→ Problem statement:
Would you print the records below from the first line through the line containing "(0,0) rectangle (1106,553);", skipping the pictures?

→ Extracted material:
▽
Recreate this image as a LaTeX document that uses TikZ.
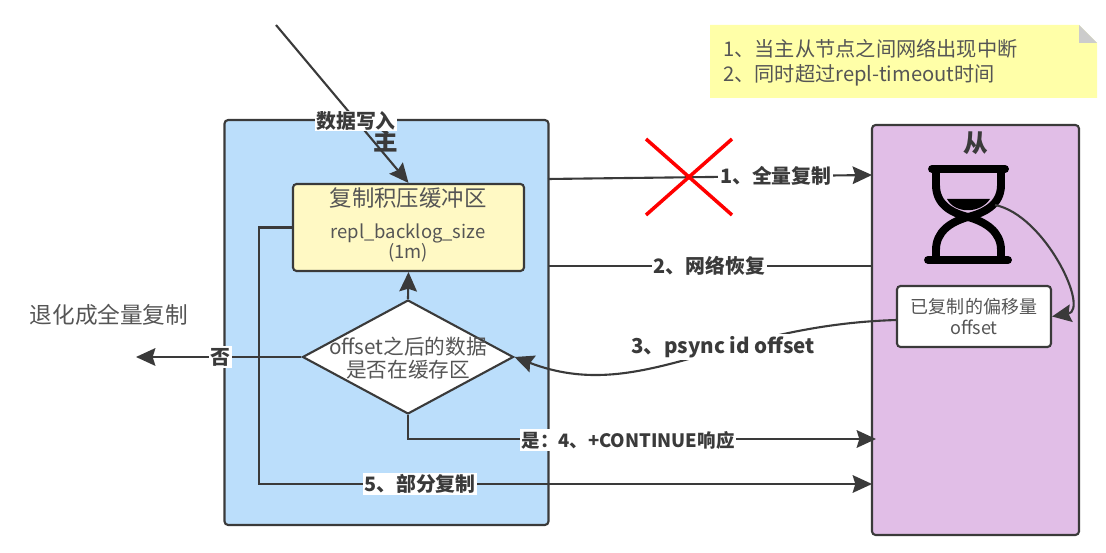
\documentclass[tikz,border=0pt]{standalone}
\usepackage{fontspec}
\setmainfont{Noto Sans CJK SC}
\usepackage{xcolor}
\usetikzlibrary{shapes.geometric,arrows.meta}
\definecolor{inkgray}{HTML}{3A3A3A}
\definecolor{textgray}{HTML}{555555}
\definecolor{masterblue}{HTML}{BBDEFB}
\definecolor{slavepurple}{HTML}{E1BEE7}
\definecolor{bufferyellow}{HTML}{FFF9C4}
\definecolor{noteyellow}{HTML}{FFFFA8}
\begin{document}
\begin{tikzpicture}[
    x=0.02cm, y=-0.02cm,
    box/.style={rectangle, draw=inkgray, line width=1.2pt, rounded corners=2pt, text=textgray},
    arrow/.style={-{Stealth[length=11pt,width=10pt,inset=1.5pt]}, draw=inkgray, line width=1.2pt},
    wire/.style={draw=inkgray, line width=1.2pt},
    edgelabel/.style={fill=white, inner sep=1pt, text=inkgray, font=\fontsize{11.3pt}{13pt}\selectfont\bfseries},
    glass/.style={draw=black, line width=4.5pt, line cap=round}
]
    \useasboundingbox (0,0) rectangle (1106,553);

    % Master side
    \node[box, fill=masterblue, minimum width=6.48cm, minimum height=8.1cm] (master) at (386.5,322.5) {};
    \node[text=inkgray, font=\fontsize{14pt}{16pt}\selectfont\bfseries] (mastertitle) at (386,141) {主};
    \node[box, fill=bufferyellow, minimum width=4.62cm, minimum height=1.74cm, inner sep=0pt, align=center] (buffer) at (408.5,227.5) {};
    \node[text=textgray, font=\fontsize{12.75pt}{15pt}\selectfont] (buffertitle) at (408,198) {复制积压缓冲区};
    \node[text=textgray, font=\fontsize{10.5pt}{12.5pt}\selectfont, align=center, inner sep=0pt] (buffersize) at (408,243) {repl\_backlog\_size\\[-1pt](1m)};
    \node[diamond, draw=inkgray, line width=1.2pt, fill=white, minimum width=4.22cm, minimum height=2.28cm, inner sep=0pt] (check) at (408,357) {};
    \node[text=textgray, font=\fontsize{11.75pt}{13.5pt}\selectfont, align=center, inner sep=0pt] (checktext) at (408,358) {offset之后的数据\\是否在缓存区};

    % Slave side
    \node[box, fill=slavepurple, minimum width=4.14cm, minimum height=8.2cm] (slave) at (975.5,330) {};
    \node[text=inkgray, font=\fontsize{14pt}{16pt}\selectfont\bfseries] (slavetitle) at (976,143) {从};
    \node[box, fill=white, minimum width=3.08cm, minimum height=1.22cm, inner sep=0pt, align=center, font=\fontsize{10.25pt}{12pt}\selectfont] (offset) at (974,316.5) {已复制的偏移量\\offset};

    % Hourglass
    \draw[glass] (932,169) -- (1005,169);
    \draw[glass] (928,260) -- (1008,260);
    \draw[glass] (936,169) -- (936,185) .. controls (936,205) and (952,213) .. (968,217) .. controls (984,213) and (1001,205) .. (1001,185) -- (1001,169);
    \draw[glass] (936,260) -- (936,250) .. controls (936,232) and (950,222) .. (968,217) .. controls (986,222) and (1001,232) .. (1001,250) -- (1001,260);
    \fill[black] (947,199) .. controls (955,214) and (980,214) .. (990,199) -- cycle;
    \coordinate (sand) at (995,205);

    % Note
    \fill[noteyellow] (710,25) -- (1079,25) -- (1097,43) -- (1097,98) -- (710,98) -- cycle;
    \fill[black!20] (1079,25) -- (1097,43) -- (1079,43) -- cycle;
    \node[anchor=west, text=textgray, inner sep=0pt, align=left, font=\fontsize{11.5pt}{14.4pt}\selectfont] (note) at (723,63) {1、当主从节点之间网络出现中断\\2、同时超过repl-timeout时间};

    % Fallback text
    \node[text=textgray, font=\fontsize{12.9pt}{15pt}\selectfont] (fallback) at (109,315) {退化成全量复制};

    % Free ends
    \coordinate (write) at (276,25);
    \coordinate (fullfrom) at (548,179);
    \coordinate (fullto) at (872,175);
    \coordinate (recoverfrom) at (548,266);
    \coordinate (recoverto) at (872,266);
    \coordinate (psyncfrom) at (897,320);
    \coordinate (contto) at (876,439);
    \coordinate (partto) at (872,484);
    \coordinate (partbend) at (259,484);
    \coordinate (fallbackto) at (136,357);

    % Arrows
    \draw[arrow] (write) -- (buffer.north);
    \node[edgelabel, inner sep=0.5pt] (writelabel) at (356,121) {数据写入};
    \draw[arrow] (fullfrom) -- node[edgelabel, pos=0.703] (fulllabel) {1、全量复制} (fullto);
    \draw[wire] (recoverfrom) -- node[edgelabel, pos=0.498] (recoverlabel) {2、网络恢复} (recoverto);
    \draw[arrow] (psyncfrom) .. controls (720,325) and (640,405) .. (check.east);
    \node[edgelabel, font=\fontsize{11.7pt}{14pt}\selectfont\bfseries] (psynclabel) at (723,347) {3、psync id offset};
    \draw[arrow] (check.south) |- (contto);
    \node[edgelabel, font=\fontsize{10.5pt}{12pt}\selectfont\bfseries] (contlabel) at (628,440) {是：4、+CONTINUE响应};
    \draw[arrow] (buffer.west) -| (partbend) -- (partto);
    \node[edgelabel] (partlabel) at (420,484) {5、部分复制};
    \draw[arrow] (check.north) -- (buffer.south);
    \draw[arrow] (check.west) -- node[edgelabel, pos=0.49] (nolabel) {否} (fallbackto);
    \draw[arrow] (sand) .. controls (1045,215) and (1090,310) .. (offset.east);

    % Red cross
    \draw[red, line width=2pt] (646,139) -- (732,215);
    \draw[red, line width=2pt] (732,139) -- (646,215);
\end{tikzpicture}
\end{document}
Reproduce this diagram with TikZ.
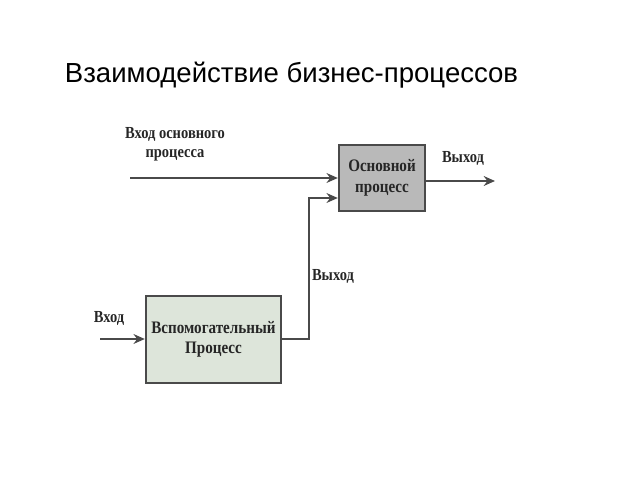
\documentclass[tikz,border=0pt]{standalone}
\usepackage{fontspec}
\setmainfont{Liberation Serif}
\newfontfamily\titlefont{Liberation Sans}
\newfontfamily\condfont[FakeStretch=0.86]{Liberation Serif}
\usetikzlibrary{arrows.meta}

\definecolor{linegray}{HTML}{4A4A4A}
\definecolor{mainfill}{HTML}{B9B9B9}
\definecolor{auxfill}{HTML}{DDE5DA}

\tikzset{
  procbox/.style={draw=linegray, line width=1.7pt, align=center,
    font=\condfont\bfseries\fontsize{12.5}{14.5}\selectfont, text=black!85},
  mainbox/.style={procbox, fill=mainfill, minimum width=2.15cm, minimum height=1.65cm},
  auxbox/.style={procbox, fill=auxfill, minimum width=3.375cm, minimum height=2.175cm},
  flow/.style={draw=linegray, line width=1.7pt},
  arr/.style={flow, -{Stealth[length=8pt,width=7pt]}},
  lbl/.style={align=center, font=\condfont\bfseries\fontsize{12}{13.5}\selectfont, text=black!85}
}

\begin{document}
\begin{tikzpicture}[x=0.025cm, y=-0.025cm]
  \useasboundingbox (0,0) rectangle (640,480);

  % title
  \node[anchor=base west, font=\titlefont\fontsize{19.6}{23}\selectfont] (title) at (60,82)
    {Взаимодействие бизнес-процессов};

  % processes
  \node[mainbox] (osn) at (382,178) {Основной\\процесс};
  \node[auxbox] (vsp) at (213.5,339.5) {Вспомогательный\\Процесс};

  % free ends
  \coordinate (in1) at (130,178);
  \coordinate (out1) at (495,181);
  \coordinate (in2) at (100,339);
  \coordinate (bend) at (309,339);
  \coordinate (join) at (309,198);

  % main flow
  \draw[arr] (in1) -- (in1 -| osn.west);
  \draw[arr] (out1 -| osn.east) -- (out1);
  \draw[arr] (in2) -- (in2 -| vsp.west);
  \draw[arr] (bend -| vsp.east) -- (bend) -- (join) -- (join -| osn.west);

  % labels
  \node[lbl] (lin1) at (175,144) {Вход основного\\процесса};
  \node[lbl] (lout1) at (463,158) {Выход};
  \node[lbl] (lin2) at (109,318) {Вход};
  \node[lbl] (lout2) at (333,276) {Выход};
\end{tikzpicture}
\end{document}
△
→ Correct response:
Recreate this image as a LaTeX document that uses TikZ.
\documentclass[tikz,border=0pt]{standalone}
\usepackage{fontspec}
\setmainfont{Noto Sans CJK SC}
\usepackage{xcolor}
\usetikzlibrary{shapes.geometric,arrows.meta}
\definecolor{inkgray}{HTML}{3A3A3A}
\definecolor{textgray}{HTML}{555555}
\definecolor{masterblue}{HTML}{BBDEFB}
\definecolor{slavepurple}{HTML}{E1BEE7}
\definecolor{bufferyellow}{HTML}{FFF9C4}
\definecolor{noteyellow}{HTML}{FFFFA8}
\begin{document}
\begin{tikzpicture}[
    x=0.02cm, y=-0.02cm,
    box/.style={rectangle, draw=inkgray, line width=1.2pt, rounded corners=2pt, text=textgray},
    arrow/.style={-{Stealth[length=11pt,width=10pt,inset=1.5pt]}, draw=inkgray, line width=1.2pt},
    wire/.style={draw=inkgray, line width=1.2pt},
    edgelabel/.style={fill=white, inner sep=1pt, text=inkgray, font=\fontsize{11.3pt}{13pt}\selectfont\bfseries},
    glass/.style={draw=black, line width=4.5pt, line cap=round}
]
    \useasboundingbox (0,0) rectangle (1106,553);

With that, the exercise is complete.